- DATA SEGMENT -
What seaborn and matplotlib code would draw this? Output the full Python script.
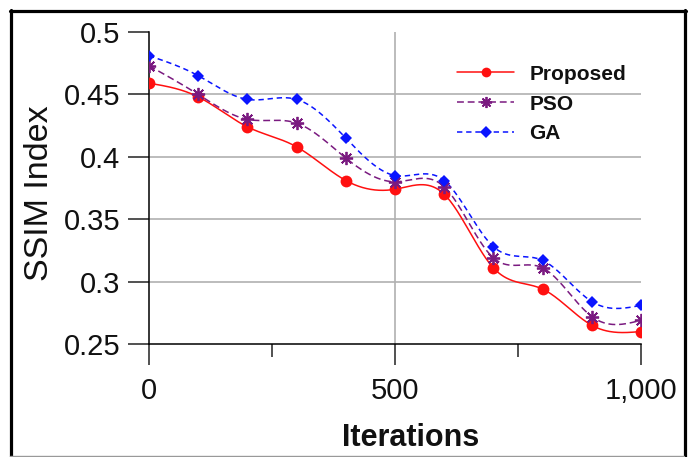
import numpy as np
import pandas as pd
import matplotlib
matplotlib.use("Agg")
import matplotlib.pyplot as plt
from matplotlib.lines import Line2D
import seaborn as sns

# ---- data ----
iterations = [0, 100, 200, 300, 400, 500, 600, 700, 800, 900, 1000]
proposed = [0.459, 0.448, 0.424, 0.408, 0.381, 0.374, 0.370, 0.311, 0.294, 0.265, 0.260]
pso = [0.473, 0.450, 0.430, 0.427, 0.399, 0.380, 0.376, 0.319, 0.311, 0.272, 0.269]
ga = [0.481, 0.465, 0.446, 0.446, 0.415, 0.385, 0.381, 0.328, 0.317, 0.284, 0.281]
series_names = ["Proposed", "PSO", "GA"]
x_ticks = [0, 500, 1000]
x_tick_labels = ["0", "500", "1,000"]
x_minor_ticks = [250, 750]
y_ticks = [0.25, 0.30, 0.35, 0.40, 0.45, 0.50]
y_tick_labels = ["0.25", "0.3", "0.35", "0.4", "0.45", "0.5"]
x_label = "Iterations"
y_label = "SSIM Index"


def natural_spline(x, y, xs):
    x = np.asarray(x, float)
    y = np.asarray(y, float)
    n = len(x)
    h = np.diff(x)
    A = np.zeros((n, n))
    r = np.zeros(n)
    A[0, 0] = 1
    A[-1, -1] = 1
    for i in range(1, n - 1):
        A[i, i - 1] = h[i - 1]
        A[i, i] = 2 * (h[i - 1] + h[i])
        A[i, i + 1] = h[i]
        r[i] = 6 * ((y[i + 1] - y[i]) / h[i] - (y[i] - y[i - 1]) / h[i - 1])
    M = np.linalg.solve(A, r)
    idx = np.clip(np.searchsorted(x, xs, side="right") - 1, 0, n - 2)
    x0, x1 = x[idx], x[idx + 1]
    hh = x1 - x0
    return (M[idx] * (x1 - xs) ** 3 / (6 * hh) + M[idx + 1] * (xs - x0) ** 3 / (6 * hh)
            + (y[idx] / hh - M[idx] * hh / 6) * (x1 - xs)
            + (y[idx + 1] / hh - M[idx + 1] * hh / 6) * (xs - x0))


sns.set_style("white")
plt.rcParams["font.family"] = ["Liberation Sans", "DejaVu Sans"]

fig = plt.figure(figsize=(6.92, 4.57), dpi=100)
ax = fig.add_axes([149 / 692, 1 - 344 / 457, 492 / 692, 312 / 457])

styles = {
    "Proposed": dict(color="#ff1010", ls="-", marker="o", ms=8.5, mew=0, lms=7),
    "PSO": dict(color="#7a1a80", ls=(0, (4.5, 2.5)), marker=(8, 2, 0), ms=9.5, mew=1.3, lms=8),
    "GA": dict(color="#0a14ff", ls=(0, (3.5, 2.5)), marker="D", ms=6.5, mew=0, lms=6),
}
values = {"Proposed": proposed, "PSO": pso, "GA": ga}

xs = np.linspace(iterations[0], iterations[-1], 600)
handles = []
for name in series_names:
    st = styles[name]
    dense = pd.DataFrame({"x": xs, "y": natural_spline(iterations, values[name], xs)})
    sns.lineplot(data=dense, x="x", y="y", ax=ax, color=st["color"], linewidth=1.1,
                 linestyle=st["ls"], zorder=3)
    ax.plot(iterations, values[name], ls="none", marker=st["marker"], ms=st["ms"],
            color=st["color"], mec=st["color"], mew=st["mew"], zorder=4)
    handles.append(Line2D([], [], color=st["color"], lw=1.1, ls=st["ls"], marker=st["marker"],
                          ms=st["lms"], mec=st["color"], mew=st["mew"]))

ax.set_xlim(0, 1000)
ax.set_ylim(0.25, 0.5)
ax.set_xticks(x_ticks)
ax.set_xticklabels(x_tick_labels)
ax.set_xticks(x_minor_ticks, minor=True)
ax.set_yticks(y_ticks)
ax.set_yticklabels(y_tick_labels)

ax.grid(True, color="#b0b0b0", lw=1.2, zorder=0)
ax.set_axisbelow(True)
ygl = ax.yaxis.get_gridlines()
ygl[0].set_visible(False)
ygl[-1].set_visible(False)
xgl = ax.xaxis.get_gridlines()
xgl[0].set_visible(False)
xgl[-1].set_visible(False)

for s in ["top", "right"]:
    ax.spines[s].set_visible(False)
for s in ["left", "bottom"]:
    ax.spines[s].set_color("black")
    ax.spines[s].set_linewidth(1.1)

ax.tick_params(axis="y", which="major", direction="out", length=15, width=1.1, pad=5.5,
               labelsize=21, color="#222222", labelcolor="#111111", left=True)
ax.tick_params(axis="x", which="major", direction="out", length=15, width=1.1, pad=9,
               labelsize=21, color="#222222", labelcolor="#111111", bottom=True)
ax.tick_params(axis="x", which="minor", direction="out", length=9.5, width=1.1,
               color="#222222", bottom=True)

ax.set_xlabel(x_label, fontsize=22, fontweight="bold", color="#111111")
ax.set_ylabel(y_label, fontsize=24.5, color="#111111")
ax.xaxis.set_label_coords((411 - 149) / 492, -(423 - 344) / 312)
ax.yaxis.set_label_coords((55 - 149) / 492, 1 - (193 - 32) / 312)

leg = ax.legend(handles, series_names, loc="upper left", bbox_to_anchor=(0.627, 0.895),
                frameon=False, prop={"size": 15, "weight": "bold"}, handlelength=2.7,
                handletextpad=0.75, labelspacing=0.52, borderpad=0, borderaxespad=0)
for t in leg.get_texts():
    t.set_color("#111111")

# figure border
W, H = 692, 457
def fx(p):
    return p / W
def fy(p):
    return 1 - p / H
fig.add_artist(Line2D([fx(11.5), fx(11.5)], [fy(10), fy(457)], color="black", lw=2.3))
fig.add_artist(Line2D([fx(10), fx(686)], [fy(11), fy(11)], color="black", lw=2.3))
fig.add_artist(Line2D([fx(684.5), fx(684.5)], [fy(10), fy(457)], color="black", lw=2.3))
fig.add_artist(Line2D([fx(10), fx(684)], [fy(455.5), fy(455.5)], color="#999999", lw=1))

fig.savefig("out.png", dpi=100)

- THE EXERCISE -
Without the pictures, print the whole listing exactly as given.

- ANSWER TO THE TASK -
What seaborn and matplotlib code would draw this? Output the full Python script.
import numpy as np
import pandas as pd
import matplotlib
matplotlib.use("Agg")
import matplotlib.pyplot as plt
from matplotlib.lines import Line2D
import seaborn as sns

# ---- data ----
iterations = [0, 100, 200, 300, 400, 500, 600, 700, 800, 900, 1000]
proposed = [0.459, 0.448, 0.424, 0.408, 0.381, 0.374, 0.370, 0.311, 0.294, 0.265, 0.260]
pso = [0.473, 0.450, 0.430, 0.427, 0.399, 0.380, 0.376, 0.319, 0.311, 0.272, 0.269]
ga = [0.481, 0.465, 0.446, 0.446, 0.415, 0.385, 0.381, 0.328, 0.317, 0.284, 0.281]
series_names = ["Proposed", "PSO", "GA"]
x_ticks = [0, 500, 1000]
x_tick_labels = ["0", "500", "1,000"]
x_minor_ticks = [250, 750]
y_ticks = [0.25, 0.30, 0.35, 0.40, 0.45, 0.50]
y_tick_labels = ["0.25", "0.3", "0.35", "0.4", "0.45", "0.5"]
x_label = "Iterations"
y_label = "SSIM Index"


def natural_spline(x, y, xs):
    x = np.asarray(x, float)
    y = np.asarray(y, float)
    n = len(x)
    h = np.diff(x)
    A = np.zeros((n, n))
    r = np.zeros(n)
    A[0, 0] = 1
    A[-1, -1] = 1
    for i in range(1, n - 1):
        A[i, i - 1] = h[i - 1]
        A[i, i] = 2 * (h[i - 1] + h[i])
        A[i, i + 1] = h[i]
        r[i] = 6 * ((y[i + 1] - y[i]) / h[i] - (y[i] - y[i - 1]) / h[i - 1])
    M = np.linalg.solve(A, r)
    idx = np.clip(np.searchsorted(x, xs, side="right") - 1, 0, n - 2)
    x0, x1 = x[idx], x[idx + 1]
    hh = x1 - x0
    return (M[idx] * (x1 - xs) ** 3 / (6 * hh) + M[idx + 1] * (xs - x0) ** 3 / (6 * hh)
            + (y[idx] / hh - M[idx] * hh / 6) * (x1 - xs)
            + (y[idx + 1] / hh - M[idx + 1] * hh / 6) * (xs - x0))


sns.set_style("white")
plt.rcParams["font.family"] = ["Liberation Sans", "DejaVu Sans"]

fig = plt.figure(figsize=(6.92, 4.57), dpi=100)
ax = fig.add_axes([149 / 692, 1 - 344 / 457, 492 / 692, 312 / 457])

styles = {
    "Proposed": dict(color="#ff1010", ls="-", marker="o", ms=8.5, mew=0, lms=7),
    "PSO": dict(color="#7a1a80", ls=(0, (4.5, 2.5)), marker=(8, 2, 0), ms=9.5, mew=1.3, lms=8),
    "GA": dict(color="#0a14ff", ls=(0, (3.5, 2.5)), marker="D", ms=6.5, mew=0, lms=6),
}
values = {"Proposed": proposed, "PSO": pso, "GA": ga}

xs = np.linspace(iterations[0], iterations[-1], 600)
handles = []
for name in series_names:
    st = styles[name]
    dense = pd.DataFrame({"x": xs, "y": natural_spline(iterations, values[name], xs)})
    sns.lineplot(data=dense, x="x", y="y", ax=ax, color=st["color"], linewidth=1.1,
                 linestyle=st["ls"], zorder=3)
    ax.plot(iterations, values[name], ls="none", marker=st["marker"], ms=st["ms"],
            color=st["color"], mec=st["color"], mew=st["mew"], zorder=4)
    handles.append(Line2D([], [], color=st["color"], lw=1.1, ls=st["ls"], marker=st["marker"],
                          ms=st["lms"], mec=st["color"], mew=st["mew"]))

ax.set_xlim(0, 1000)
ax.set_ylim(0.25, 0.5)
ax.set_xticks(x_ticks)
ax.set_xticklabels(x_tick_labels)
ax.set_xticks(x_minor_ticks, minor=True)
ax.set_yticks(y_ticks)
ax.set_yticklabels(y_tick_labels)

ax.grid(True, color="#b0b0b0", lw=1.2, zorder=0)
ax.set_axisbelow(True)
ygl = ax.yaxis.get_gridlines()
ygl[0].set_visible(False)
ygl[-1].set_visible(False)
xgl = ax.xaxis.get_gridlines()
xgl[0].set_visible(False)
xgl[-1].set_visible(False)

for s in ["top", "right"]:
    ax.spines[s].set_visible(False)
for s in ["left", "bottom"]:
    ax.spines[s].set_color("black")
    ax.spines[s].set_linewidth(1.1)

ax.tick_params(axis="y", which="major", direction="out", length=15, width=1.1, pad=5.5,
               labelsize=21, color="#222222", labelcolor="#111111", left=True)
ax.tick_params(axis="x", which="major", direction="out", length=15, width=1.1, pad=9,
               labelsize=21, color="#222222", labelcolor="#111111", bottom=True)
ax.tick_params(axis="x", which="minor", direction="out", length=9.5, width=1.1,
               color="#222222", bottom=True)

ax.set_xlabel(x_label, fontsize=22, fontweight="bold", color="#111111")
ax.set_ylabel(y_label, fontsize=24.5, color="#111111")
ax.xaxis.set_label_coords((411 - 149) / 492, -(423 - 344) / 312)
ax.yaxis.set_label_coords((55 - 149) / 492, 1 - (193 - 32) / 312)

leg = ax.legend(handles, series_names, loc="upper left", bbox_to_anchor=(0.627, 0.895),
                frameon=False, prop={"size": 15, "weight": "bold"}, handlelength=2.7,
                handletextpad=0.75, labelspacing=0.52, borderpad=0, borderaxespad=0)
for t in leg.get_texts():
    t.set_color("#111111")

# figure border
W, H = 692, 457
def fx(p):
    return p / W
def fy(p):
    return 1 - p / H
fig.add_artist(Line2D([fx(11.5), fx(11.5)], [fy(10), fy(457)], color="black", lw=2.3))
fig.add_artist(Line2D([fx(10), fx(686)], [fy(11), fy(11)], color="black", lw=2.3))
fig.add_artist(Line2D([fx(684.5), fx(684.5)], [fy(10), fy(457)], color="black", lw=2.3))
fig.add_artist(Line2D([fx(10), fx(684)], [fy(455.5), fy(455.5)], color="#999999", lw=1))

fig.savefig("out.png", dpi=100)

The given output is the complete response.